Buenos Aires, para sempre
Se muito já trabalhou, muito também viajou. Durante décadas, Renato dos Santos fez isso ao lado da esposa Leni Maria Hermes dos Santos, com quem casou em 1959. Entre seus lugares favoritos, a capital da Argentina, Buenos Aires, para onde viajaram pela primeira vez em 1971, a bordo de um Fusca. No veículo, também foram os três filhos do casal: Maria Lúcia, Renato Júnior e André Ricardo. “Fizemos isso muitas vezes e por grande parte do Brasil também, viajando de carro.” Sobre quatro rodas, a família foi ainda para o Rio de Janeiro, Brasília, Pará e Mato Grosso.
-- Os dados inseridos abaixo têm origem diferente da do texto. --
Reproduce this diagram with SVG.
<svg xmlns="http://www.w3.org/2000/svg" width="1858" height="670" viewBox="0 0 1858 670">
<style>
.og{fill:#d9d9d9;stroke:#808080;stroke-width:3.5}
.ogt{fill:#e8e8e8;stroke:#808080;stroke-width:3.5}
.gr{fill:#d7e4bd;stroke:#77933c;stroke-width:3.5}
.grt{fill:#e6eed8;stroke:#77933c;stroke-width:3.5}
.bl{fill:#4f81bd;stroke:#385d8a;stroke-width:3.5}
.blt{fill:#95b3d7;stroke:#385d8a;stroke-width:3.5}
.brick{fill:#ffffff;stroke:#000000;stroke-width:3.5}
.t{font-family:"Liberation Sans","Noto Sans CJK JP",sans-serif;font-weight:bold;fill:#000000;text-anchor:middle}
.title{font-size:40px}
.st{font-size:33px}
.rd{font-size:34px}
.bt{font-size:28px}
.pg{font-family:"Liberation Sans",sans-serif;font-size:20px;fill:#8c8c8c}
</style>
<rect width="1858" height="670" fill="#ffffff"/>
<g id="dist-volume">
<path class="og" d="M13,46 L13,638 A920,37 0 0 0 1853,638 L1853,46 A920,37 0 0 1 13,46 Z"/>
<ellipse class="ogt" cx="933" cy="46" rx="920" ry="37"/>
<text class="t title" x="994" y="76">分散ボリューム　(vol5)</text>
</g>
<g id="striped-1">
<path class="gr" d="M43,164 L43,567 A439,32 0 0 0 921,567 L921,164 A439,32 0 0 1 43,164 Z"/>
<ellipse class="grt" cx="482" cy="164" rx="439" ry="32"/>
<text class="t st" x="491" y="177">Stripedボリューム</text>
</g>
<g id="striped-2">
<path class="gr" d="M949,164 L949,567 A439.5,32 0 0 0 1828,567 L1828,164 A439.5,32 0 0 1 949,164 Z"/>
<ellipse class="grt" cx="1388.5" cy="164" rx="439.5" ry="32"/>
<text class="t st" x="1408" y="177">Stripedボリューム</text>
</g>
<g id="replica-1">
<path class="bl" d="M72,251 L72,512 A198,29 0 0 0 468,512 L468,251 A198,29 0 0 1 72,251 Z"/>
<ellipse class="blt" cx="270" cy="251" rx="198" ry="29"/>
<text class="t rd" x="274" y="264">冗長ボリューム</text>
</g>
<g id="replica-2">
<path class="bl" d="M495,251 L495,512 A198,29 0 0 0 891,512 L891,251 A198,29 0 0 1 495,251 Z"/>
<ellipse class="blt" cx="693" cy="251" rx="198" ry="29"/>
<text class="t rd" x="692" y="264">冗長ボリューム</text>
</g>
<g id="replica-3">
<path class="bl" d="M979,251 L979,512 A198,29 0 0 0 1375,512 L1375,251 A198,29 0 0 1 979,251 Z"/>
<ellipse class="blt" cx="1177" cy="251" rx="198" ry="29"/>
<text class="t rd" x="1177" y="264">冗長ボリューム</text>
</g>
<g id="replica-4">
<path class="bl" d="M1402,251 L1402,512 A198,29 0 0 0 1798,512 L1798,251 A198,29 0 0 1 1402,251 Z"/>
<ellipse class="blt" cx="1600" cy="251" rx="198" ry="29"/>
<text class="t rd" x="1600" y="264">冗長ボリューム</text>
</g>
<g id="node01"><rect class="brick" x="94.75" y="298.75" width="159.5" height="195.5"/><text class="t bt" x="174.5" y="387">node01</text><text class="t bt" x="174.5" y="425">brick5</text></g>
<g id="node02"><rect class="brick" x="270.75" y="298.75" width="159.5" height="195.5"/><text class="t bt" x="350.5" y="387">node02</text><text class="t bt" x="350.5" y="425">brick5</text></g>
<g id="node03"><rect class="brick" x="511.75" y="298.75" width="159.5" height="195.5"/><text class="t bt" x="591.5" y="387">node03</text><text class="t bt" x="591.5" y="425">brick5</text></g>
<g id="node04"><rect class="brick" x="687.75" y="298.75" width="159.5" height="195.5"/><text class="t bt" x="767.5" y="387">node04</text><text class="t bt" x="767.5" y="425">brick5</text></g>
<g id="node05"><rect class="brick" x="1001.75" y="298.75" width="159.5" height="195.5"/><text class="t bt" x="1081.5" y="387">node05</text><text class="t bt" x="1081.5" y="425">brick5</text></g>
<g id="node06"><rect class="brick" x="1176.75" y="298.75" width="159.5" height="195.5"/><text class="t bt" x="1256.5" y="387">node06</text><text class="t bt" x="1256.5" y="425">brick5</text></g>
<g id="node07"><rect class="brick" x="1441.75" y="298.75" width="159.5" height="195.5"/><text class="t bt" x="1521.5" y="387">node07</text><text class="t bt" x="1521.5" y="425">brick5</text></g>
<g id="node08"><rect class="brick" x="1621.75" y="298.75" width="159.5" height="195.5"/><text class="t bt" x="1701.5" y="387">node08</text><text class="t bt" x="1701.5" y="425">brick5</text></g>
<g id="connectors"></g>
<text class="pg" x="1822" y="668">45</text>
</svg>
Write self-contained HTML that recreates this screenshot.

Mas, de todos os lugares, Buenos Aires sempre será o favorito. Além de carro, foram para lá de ônibus, navio e avião. “A ‘dona’ Leni adorava. Aquele aspecto europeu, linda, limpa, na beira do rio da Prata. E eu também me sentia muito bem, porque sempre tem gente de paletó e gravata por lá, me sentia em casa”, conta, sem evitar uma risada.
Em meio à saudade da esposa, que faleceu em 2014, Santos segue colecionando viagens e memórias, com os filhos, netos, amigos e sua melhor lembrança. “Para onde eu vou, a ‘dona’ Leni continua comigo.”